Jorge Drexler

Jorge Drexler


En las antípodas de otros cantautores, Drexler podrá servirse de la intuición como el ingenuo salvaje roussoniano; pero sabe música por un tubo –como sabe de otorrinolaringología, y de ser un moro judío criado entre cristianos-, con lo cual parece tocar de memoria y sin un fallo, cuando en realidad domina el contrapunto y la fuga hasta extremos incómodos para quien se ponga a cantar con él, como sin ir más lejos me ocurre a mí, porque distingue entre una nota blanca y una negra a gran distancia, y si no escribe sinfonías es por falta de ganas (momentáneas).

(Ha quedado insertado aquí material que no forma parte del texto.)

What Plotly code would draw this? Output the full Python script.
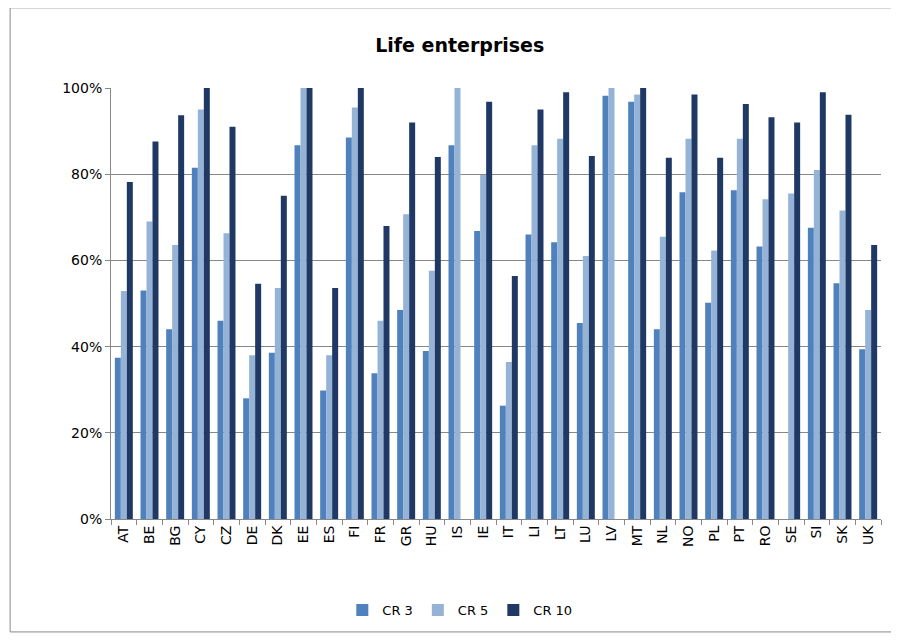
import plotly.graph_objects as go

countries = ["AT","BE","BG","CY","CZ","DE","DK","EE","ES","FI","FR","GR","HU","IS","IE","IT","LI","LT","LU","LV","MT","NL","NO","PL","PT","RO","SE","SI","SK","UK"]
cr3 = [37.4,53,44,81.5,46,28,38.6,86.7,29.8,88.5,33.8,48.5,39,86.7,66.8,26.3,66,64.2,45.5,98.2,96.8,44,75.8,50.2,76.3,63.2,None,67.6,54.7,39.4]
cr5 = [52.9,69,63.6,95,66.3,38,53.6,100,38,95.5,46,70.7,57.6,100,79.8,36.4,86.7,88.2,61,100,98.5,65.5,88.2,62.3,88.2,74.2,75.5,81,71.6,48.5]
cr10 = [78.2,87.6,93.7,100,91,54.6,75,100,53.6,100,68,92,84,None,96.8,56.4,95,99,84.2,None,100,83.8,98.5,83.8,96.3,93.2,92,99,93.8,63.6]

def pct(v):
    return [None if x is None else x/100 for x in v]

fig = go.Figure()
for name, vals, col in [("CR 3", cr3, "#4F81BD"), ("CR 5", cr5, "#95B3D7"), ("CR 10", cr10, "#1F3864")]:
    fig.add_bar(x=countries, y=pct(vals), name=name, marker_color=col, marker_line_width=0)

fig.update_layout(
    width=891, height=632,
    paper_bgcolor="white", plot_bgcolor="white",
    font=dict(family="DejaVu Sans", size=14, color="black"),
    title=dict(text="<b>Life enterprises</b>", x=0.507, xanchor="center", y=0.941, yanchor="middle", font=dict(size=19)),
    margin=dict(l=103, r=18, t=80, b=121, pad=0),
    barmode="group", bargap=0.3, bargroupgap=0,
    legend=dict(orientation="h", x=0.453, xanchor="center", y=-0.211, yanchor="middle", font=dict(size=13), itemwidth=30),
    xaxis=dict(tickangle=-90, automargin=False, showline=True, linecolor="#888", ticks="outside", tickson="boundaries", ticklen=5, tickcolor="#888"),
    yaxis=dict(range=[0,1], automargin=False, tickformat=".0%", dtick=0.2, showgrid=True, gridcolor="#888", showline=True, linecolor="#888", ticks="outside", ticklen=5, tickcolor="#888"),
    shapes=[dict(type="rect", xref="paper", yref="paper", x0=-0.131, x1=1.016, y0=-0.262, y1=1.186, line=dict(color="#888", width=1))]
)
fig.write_html("out.html")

Se mueve en los trinos del tenor aunque puede acercarse a la calidez del barítono, y en la gama de sus vocaciones hallamos un predominio del ritmo latino, sin descartar un gusto por el compás rockero y el vals del country cuando se tercie. Ama la música y es amado por ella, sin incurrir nunca en las plañideras tonadas de Orfeo, ya que en vez de perder a Eurídice conquistó a Leonor, y cuando imaginas que está dando de sí el máximo –digamos de madrugada en la intimidad, adecuadamente estimulado por aceites esenciales y alcaloides- estás en el mayor de los errores. Otro día le ves en directo y compruebas su condición de monstruo escénico, ese tipo de mutante capaz de absorber la libido anónima y devolverla con creces, subiendo y bajando hasta lo inverosímil, hasta hacer de los tiempos un juguete que haga las delicias del espectador.

Lo mismo baila que improvisa, con un raro dominio de la décima, un metro inventado por el malagueño Vicente Espinel en tiempos de Cervantes, que articula casi todos los sones cultivados desde el Río Grande a la Pampa. Me parece que está al comienzo de su vena creativa, sin perjuicio de haber obtenido ya amplios reconocimientos, porque antes de trasponer la cincuentena el artista suele ser un adolescente con mucho ímpetu y no tanta experiencia –de sí y de lo demás-, más parecido al kamikaze que al sabio, y de un sabio en lo suyo como Drexler cabe esperar un montón de imprevistos.

Dejó de operar el oído para acariciarlo con acentos líricos, y no me extrañaría que su canto se prolongue del intimismo a la épica, o sencillamente a dosis todavía mayores de ironía benévola, hecha a celebrar la humilde grandeza de cada ladrillo en el muro del tiempo. Poca cosa se dirían vistos uno a uno, pero no hay otro pilar inconmovible de lo real. Sin perjuicio de escucharle, no se equivoquen: vayan a verle, y entenderán lo que les digo.